__INFORMATION SHOWN__
--------------------------------
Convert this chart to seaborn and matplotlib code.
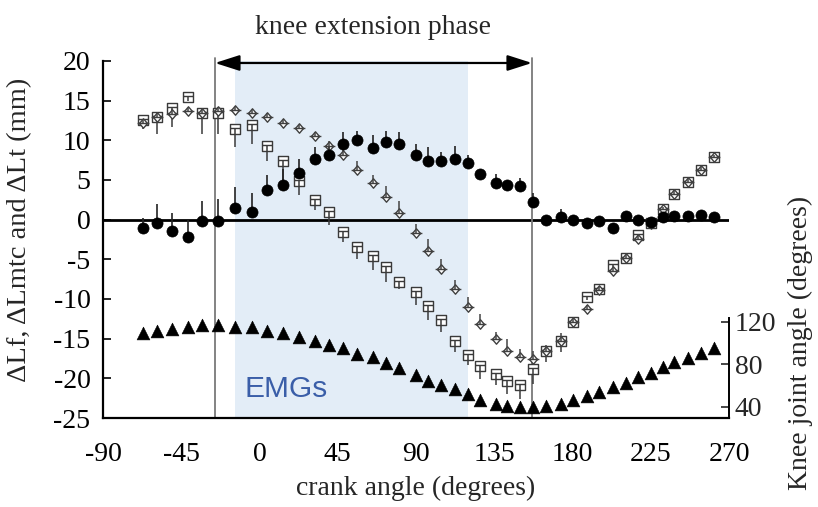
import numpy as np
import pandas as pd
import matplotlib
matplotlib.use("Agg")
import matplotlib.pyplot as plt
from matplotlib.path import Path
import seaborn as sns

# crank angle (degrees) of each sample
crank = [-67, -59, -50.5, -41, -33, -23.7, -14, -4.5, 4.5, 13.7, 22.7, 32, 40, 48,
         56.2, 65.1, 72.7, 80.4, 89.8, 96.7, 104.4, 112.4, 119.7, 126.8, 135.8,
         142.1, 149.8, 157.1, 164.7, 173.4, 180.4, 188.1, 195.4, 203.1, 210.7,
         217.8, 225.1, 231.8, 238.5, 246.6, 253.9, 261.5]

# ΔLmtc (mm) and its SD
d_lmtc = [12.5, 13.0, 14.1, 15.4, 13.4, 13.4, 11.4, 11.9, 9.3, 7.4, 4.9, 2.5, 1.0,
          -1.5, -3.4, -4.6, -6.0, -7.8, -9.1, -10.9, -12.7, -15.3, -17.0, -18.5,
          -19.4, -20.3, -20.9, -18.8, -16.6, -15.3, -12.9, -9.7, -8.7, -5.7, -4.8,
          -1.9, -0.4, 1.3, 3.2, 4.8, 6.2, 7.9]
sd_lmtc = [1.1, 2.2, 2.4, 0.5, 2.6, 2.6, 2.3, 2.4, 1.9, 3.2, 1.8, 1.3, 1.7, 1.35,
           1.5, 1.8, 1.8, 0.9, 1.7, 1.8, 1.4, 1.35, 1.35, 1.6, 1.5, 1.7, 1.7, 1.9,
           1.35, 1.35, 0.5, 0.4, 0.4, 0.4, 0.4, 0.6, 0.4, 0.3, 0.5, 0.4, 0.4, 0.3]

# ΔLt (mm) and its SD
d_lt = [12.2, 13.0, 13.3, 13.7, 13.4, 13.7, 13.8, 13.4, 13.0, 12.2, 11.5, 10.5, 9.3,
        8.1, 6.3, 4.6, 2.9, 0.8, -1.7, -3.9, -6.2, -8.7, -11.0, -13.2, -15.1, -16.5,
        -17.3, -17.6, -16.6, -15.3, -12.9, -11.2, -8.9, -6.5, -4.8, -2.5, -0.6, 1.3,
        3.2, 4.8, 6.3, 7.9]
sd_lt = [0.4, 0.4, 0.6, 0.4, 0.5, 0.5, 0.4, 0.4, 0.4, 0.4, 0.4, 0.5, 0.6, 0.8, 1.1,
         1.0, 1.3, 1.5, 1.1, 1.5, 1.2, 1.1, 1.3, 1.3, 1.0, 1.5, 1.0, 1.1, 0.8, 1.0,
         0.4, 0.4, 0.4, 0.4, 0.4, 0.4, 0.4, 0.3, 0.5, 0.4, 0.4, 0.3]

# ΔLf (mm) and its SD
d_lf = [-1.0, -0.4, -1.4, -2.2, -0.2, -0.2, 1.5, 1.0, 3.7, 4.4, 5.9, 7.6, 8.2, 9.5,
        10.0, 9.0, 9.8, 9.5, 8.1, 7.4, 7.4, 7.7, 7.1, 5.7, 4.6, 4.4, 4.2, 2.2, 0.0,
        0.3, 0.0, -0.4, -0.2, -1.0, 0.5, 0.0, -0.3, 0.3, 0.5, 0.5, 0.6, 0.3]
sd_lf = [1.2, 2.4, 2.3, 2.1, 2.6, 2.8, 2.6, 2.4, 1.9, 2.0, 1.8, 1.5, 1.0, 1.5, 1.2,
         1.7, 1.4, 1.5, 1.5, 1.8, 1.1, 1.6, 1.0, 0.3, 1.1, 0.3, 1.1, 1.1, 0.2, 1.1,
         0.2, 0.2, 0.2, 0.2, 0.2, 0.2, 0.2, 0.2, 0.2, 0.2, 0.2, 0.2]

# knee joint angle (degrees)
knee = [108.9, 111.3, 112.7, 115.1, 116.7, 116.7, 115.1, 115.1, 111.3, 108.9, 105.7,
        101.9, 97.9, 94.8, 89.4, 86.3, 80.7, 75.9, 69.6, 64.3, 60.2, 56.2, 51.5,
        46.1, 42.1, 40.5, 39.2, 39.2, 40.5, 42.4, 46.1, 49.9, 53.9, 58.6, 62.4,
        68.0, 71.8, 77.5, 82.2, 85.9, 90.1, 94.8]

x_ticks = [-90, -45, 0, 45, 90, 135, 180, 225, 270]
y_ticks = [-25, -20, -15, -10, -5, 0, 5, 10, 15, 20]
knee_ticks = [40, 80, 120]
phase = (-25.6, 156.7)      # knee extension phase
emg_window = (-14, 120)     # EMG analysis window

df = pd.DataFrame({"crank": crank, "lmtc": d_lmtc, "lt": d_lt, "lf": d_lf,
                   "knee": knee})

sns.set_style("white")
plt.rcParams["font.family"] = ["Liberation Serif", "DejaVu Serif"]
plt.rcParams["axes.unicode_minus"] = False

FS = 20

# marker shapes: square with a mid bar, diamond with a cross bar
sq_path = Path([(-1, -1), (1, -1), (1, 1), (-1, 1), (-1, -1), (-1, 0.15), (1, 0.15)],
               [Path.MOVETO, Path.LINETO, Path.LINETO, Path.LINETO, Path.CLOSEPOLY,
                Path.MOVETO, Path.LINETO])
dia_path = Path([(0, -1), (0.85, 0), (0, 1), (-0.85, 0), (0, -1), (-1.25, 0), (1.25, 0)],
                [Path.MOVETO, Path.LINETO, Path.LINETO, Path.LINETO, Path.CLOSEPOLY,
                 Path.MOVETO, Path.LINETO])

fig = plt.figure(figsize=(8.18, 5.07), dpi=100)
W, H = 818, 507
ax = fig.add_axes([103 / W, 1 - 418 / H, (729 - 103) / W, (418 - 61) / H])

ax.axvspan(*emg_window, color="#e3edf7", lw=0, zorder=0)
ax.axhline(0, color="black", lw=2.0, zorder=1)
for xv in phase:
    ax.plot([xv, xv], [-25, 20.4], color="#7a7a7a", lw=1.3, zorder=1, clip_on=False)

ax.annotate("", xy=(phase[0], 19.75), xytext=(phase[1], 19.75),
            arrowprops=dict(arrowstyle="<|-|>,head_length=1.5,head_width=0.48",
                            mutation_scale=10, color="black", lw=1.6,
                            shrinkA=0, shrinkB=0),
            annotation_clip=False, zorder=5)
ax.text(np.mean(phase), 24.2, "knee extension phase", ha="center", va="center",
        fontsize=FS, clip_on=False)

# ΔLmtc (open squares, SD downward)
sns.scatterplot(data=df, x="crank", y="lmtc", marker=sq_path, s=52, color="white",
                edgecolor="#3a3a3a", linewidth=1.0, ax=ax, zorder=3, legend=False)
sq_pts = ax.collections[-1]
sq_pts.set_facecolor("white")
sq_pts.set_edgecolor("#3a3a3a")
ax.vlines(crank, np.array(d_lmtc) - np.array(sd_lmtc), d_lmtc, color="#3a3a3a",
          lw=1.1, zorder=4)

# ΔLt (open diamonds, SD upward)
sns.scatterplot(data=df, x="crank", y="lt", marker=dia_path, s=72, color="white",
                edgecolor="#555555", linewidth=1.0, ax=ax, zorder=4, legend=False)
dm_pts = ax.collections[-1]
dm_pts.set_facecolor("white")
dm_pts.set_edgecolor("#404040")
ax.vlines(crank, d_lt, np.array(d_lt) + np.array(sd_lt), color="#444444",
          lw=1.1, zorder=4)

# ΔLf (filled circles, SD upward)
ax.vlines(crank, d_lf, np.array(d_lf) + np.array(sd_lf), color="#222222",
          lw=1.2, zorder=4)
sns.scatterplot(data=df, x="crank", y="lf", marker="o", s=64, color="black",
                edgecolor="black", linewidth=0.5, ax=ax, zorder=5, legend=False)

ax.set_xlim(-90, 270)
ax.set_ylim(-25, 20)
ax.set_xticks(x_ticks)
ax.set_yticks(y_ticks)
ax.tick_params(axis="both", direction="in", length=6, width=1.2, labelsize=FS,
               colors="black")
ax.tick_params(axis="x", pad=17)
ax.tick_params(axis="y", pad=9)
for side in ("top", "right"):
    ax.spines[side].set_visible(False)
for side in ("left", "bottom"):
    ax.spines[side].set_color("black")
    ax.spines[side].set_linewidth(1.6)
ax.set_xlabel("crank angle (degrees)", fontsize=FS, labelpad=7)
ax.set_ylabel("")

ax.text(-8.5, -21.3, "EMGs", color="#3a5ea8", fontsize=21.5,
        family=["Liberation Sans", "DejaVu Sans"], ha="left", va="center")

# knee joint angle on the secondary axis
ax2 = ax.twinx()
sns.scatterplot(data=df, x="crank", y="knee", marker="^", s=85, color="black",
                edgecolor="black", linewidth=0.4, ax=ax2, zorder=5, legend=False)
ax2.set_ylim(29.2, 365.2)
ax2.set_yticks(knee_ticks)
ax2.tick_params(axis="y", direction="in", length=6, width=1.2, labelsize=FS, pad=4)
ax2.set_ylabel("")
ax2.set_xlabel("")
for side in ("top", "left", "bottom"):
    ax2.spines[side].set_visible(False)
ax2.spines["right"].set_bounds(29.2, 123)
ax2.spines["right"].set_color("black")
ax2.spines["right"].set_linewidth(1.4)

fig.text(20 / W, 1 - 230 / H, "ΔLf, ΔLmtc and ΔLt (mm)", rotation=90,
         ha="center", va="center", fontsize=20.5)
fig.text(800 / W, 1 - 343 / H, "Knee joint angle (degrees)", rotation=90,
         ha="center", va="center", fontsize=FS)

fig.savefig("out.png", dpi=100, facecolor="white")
--------------------------------
__GIVEN PROBLEM__
Leave out the pictures and repeat exactly the lines from the start of the material through the line that contains "217.8, 225.1, 231.8, 238.5, 246.6, 253.9, 261.5]", both included.

__RESULT OF THIS TASK__
Convert this chart to seaborn and matplotlib code.
import numpy as np
import pandas as pd
import matplotlib
matplotlib.use("Agg")
import matplotlib.pyplot as plt
from matplotlib.path import Path
import seaborn as sns

# crank angle (degrees) of each sample
crank = [-67, -59, -50.5, -41, -33, -23.7, -14, -4.5, 4.5, 13.7, 22.7, 32, 40, 48,
         56.2, 65.1, 72.7, 80.4, 89.8, 96.7, 104.4, 112.4, 119.7, 126.8, 135.8,
         142.1, 149.8, 157.1, 164.7, 173.4, 180.4, 188.1, 195.4, 203.1, 210.7,
         217.8, 225.1, 231.8, 238.5, 246.6, 253.9, 261.5]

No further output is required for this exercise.